- _CHALLENGE_
Spot each line in the records below where the word "this" occurs, then copy it.

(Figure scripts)
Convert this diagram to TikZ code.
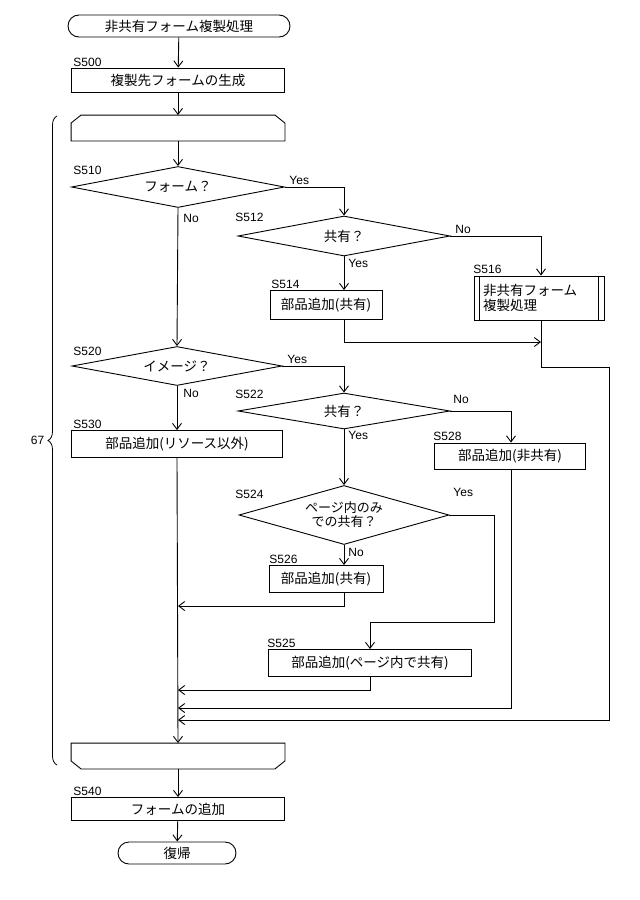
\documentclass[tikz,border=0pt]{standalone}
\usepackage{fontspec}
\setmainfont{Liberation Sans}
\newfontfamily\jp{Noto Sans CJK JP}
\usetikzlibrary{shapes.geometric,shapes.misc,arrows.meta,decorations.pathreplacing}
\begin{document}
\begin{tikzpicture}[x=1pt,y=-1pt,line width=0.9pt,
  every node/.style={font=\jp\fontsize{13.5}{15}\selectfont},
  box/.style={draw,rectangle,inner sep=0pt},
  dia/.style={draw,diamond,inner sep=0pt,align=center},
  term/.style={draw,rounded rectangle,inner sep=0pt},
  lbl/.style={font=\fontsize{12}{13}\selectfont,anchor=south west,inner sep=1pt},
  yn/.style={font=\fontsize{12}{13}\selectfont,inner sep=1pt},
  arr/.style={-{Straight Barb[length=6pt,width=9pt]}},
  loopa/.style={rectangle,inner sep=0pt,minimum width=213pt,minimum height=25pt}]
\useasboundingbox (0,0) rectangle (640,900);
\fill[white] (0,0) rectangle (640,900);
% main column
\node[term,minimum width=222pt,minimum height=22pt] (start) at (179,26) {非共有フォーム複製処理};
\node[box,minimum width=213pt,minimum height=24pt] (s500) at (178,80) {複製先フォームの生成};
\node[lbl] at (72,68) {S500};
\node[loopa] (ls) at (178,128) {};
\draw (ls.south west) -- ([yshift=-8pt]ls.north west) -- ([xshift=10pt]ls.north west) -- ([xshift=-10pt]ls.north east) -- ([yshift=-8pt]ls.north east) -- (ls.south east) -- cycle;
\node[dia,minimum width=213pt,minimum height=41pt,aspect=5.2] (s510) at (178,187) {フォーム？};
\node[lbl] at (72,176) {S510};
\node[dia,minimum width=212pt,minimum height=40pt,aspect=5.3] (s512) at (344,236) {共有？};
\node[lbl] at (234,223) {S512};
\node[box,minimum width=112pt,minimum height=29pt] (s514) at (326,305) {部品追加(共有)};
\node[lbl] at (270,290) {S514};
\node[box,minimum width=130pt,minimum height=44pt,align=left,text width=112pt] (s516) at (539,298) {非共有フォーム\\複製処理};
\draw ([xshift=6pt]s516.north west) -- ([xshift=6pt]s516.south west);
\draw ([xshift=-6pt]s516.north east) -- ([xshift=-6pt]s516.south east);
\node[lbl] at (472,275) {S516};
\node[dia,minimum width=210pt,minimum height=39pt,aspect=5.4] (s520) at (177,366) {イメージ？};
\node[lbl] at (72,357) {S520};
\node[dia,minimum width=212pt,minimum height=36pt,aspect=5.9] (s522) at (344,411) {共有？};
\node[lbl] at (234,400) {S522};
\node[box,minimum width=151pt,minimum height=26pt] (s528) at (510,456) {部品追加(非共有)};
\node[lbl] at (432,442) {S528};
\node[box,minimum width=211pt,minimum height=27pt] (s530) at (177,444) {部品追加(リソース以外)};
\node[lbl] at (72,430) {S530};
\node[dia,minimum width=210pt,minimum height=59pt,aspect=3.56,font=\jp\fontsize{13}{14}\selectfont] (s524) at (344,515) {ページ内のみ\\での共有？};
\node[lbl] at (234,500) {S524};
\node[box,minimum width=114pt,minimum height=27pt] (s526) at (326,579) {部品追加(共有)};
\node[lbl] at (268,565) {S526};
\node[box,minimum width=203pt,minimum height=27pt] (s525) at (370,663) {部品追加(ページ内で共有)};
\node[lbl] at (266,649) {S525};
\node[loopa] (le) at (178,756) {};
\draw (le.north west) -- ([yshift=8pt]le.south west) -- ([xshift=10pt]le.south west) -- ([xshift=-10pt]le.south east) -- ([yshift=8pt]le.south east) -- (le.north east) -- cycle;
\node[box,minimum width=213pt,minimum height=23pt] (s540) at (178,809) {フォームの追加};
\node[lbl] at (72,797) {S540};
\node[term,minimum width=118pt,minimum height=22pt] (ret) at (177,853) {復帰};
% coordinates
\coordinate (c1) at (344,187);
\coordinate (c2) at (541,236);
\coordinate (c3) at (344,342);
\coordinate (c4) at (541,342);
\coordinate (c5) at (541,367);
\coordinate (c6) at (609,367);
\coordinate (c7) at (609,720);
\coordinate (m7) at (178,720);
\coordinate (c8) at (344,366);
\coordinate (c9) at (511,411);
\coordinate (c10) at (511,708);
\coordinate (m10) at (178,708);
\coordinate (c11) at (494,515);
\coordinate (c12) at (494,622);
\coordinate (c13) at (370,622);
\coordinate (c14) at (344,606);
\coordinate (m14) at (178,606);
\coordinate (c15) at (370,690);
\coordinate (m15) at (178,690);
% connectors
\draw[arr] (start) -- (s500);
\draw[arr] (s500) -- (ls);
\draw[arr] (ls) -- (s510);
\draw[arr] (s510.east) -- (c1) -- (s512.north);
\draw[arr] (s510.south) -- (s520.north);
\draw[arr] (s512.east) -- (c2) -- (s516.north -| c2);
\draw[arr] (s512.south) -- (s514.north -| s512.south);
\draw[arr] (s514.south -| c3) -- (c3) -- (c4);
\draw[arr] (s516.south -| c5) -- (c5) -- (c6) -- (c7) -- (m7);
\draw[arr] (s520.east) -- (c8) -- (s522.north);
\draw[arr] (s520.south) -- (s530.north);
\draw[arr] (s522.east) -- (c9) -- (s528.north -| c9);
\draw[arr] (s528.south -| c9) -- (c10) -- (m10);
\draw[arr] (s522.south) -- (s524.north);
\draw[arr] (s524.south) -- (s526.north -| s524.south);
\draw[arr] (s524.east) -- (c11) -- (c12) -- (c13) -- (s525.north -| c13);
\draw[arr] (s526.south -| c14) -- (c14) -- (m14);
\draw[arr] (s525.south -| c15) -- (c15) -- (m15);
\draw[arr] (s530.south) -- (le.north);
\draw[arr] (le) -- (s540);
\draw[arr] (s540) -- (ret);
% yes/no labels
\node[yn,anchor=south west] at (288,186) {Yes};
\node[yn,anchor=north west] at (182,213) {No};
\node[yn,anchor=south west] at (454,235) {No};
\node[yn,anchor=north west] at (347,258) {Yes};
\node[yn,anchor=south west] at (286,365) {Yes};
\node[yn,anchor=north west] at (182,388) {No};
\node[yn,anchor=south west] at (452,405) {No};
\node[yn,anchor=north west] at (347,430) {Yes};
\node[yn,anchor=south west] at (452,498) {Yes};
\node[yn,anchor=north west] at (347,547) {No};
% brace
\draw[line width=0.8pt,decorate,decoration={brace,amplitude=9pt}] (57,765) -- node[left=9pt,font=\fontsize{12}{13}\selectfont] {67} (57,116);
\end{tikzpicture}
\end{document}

...

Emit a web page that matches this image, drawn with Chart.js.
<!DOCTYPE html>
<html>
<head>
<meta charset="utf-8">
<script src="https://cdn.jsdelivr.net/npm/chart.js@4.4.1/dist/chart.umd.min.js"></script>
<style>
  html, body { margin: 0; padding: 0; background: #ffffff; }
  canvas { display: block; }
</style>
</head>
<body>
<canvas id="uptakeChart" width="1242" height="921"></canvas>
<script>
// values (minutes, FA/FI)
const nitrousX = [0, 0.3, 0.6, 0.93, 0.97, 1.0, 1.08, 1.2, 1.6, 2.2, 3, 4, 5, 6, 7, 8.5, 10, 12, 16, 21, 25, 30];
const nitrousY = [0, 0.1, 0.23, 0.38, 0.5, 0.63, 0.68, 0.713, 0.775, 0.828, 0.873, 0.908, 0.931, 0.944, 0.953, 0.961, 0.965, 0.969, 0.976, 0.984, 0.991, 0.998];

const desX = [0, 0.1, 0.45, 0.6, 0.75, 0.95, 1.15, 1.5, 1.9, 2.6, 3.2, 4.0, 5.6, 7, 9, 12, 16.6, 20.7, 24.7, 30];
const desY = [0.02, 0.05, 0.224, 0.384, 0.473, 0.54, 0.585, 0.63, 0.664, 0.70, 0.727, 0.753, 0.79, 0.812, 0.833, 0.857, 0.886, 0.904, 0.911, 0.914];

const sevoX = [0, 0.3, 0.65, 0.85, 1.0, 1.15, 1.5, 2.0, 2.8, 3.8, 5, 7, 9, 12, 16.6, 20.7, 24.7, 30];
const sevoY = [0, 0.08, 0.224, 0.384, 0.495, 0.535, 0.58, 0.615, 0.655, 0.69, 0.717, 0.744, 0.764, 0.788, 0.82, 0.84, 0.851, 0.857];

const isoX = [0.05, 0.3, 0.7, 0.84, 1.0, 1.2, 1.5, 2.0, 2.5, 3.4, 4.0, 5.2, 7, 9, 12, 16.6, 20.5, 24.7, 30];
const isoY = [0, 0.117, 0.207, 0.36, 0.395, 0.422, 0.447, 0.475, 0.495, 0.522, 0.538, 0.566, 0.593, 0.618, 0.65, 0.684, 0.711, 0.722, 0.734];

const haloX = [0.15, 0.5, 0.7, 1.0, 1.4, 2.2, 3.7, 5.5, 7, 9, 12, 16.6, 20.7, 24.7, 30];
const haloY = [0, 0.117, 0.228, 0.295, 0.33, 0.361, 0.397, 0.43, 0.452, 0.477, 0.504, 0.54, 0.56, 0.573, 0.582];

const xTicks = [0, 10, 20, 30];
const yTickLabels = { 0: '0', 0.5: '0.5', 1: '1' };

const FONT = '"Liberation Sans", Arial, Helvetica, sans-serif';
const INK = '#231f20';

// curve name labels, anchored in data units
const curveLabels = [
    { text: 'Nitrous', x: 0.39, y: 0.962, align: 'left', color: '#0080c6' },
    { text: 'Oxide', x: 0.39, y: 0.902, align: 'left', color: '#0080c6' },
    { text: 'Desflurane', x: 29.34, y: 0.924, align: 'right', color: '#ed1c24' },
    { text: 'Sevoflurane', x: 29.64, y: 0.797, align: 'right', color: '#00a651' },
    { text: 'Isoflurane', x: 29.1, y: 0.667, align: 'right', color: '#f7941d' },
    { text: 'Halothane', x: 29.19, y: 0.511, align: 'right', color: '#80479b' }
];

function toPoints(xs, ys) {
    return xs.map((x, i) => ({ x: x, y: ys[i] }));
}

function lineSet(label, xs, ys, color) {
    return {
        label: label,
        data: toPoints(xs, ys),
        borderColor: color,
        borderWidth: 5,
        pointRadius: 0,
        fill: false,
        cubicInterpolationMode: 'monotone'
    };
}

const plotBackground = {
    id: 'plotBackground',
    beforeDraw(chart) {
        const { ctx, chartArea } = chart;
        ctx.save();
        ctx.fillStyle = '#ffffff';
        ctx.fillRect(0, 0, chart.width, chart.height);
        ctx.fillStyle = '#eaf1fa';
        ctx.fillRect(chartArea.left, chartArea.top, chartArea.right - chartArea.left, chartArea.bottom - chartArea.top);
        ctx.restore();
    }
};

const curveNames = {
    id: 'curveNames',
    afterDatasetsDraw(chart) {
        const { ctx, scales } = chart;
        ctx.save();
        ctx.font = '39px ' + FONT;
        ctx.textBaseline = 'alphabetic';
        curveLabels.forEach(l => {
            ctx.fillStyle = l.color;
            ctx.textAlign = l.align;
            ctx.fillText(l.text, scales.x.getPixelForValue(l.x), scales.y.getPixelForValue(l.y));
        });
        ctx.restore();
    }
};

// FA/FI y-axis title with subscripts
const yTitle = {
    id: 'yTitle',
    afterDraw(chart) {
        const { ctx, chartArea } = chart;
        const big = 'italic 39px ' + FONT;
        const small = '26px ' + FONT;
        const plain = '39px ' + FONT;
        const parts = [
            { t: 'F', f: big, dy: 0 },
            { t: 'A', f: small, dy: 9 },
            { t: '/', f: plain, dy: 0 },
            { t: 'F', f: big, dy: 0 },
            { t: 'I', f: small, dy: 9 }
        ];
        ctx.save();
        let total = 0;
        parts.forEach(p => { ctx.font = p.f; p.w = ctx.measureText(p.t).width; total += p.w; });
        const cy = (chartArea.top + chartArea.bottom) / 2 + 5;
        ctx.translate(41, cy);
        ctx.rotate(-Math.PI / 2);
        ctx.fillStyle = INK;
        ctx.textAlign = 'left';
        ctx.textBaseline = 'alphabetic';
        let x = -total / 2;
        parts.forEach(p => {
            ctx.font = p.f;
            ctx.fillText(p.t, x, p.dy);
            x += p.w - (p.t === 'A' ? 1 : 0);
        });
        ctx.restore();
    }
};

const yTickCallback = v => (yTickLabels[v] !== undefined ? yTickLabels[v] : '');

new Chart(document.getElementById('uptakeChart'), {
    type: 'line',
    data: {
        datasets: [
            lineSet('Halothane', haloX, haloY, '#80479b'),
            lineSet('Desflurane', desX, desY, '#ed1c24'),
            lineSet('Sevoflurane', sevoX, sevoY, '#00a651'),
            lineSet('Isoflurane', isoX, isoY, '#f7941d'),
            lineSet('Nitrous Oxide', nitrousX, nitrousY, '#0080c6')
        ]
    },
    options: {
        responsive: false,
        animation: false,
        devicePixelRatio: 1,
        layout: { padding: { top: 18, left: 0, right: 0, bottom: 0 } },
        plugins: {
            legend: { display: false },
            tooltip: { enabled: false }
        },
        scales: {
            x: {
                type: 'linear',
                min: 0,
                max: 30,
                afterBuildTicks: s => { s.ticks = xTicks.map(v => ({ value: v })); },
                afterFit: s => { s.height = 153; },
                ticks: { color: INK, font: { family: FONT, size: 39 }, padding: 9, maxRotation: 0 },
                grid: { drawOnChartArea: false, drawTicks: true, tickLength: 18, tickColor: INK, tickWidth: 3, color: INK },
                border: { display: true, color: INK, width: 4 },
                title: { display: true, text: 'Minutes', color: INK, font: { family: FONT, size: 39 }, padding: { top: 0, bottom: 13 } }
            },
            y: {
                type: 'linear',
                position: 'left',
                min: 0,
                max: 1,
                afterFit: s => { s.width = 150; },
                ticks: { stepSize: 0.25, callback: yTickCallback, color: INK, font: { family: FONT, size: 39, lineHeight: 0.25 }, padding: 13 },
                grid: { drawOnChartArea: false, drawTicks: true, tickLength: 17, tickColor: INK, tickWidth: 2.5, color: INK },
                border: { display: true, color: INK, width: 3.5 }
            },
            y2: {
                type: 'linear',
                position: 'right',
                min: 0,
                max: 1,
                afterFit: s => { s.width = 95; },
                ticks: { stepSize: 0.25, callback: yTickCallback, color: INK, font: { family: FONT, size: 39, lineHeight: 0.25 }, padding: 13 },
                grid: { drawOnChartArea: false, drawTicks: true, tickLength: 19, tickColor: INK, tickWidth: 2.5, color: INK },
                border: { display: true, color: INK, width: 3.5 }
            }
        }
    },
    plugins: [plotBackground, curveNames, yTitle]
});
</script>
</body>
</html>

- _EXERCISE RESULT_
Convert this diagram to TikZ code.
Emit a web page that matches this image, drawn with Chart.js.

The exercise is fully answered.